1. ## Distribution for |X|

Let the distribution function for X be:

$\displaystyle F_X(t)=0 \ \ \ t < -1$

$\displaystyle F_X(t)= \frac {(t+1)^2}{8} \ \ \ -1 \leq t < 1$

$\displaystyle F_X(t)= \frac {-t^2+6t-1}{8} \ \ \ 1 \leq t < 3$

Assume that $\displaystyle Y = | X |$, find $\displaystyle F_Y(t)$

My solution:

For $\displaystyle -1 \leq t < 1$, we have $\displaystyle F_Y(t)=P(Y \leq t )=P(|X| \leq t ) = P(-t \leq X \leq t)$

$\displaystyle =P(X \leq t)-P(X \leq -t) =F_X(t)-F_X(-t)$

$\displaystyle = \frac {(t+1)^2}{8}- \frac {(-t+1)^2}{8}= \frac {t}{2} \ \ \ -1 \leq t \leq 1$

But the answer in the back for this portion is 1, so what am I doing wrong?

I'm basically reading and learning from the Statistic text I found in my office to prepare for a grad course in the Fall. I thought it would have been a walk in the park, but it turns it can get hairy here. Thank you!

2. Either the text is mistaken or there has been a miscommunication.

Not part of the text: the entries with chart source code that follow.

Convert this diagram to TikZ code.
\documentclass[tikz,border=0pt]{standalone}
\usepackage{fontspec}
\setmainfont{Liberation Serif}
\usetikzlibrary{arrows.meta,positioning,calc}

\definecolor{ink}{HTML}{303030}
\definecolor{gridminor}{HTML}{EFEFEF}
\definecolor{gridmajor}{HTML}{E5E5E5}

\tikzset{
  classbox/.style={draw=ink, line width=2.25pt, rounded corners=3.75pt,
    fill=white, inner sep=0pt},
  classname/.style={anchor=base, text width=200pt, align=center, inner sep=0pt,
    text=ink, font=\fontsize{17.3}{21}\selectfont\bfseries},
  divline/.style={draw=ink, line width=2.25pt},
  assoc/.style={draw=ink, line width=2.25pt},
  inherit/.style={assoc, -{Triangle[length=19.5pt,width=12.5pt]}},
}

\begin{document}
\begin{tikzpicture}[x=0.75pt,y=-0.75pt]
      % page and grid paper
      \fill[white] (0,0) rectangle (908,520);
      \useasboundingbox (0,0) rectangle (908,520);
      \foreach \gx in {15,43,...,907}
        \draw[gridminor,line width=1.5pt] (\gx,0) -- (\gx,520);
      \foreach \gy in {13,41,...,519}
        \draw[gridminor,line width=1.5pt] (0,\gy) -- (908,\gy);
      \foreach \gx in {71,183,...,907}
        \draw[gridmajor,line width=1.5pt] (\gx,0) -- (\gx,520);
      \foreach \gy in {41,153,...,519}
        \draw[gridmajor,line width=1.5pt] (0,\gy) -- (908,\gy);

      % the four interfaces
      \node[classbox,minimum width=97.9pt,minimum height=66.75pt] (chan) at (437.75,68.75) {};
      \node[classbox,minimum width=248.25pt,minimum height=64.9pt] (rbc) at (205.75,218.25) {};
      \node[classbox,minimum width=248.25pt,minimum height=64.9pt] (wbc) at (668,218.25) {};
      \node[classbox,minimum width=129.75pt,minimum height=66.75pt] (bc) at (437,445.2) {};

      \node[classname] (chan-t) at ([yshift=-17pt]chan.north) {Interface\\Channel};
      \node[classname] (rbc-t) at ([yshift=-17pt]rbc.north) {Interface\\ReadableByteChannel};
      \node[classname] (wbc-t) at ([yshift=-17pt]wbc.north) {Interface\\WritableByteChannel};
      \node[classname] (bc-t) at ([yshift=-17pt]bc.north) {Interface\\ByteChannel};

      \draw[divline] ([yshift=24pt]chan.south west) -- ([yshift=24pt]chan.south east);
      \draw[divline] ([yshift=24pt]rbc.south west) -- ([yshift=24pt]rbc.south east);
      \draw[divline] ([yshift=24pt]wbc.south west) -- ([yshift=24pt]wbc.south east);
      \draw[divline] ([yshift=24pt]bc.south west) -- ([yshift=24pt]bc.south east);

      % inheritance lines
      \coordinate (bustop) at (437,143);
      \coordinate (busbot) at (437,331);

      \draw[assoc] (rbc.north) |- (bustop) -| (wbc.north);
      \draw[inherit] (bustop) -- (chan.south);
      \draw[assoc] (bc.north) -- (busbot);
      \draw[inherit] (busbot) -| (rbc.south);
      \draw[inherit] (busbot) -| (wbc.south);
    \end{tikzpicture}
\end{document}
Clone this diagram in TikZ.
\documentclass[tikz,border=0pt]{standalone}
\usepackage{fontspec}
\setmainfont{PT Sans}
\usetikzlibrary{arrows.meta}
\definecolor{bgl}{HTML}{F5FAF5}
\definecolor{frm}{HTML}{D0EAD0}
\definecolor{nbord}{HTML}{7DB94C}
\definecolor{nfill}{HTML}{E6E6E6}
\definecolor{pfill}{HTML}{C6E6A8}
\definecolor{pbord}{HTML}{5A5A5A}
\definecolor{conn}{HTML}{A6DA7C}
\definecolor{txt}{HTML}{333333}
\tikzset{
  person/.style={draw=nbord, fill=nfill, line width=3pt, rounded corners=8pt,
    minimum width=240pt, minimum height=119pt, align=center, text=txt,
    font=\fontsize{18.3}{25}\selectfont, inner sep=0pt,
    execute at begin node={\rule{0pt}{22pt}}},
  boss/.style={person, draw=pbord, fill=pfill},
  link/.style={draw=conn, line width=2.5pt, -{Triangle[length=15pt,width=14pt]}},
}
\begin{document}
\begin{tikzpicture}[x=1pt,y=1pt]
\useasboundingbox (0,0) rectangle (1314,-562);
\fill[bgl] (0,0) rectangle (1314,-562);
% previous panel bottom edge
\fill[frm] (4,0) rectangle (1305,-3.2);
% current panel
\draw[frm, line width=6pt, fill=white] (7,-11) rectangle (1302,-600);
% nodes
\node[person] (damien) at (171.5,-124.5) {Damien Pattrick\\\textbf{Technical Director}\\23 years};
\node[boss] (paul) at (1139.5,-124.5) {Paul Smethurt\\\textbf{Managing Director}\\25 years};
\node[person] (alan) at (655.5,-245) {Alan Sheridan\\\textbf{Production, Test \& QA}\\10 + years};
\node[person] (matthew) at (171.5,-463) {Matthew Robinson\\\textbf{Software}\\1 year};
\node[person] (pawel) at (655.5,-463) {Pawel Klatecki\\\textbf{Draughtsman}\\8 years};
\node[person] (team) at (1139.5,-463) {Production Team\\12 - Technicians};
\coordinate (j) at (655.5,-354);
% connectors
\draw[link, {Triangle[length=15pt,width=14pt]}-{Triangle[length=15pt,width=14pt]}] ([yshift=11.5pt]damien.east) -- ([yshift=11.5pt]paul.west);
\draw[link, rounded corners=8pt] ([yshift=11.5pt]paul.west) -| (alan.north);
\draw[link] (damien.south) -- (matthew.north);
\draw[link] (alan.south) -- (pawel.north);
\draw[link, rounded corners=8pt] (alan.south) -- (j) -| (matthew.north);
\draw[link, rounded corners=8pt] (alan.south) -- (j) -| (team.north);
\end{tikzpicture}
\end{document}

First of all, remember that if $\displaystyle t<0$, then $\displaystyle P(|X|\leq t)=0$. For $\displaystyle 0\leq t\leq 1$, your logic is essentially correct, and $\displaystyle F_{|X|}(t)=t/2$. And then for $\displaystyle 1\leq t\leq 3$ we have $\displaystyle F_X(-t)=0$, and so $\displaystyle F_{|X|}(t)=F_X(t)$.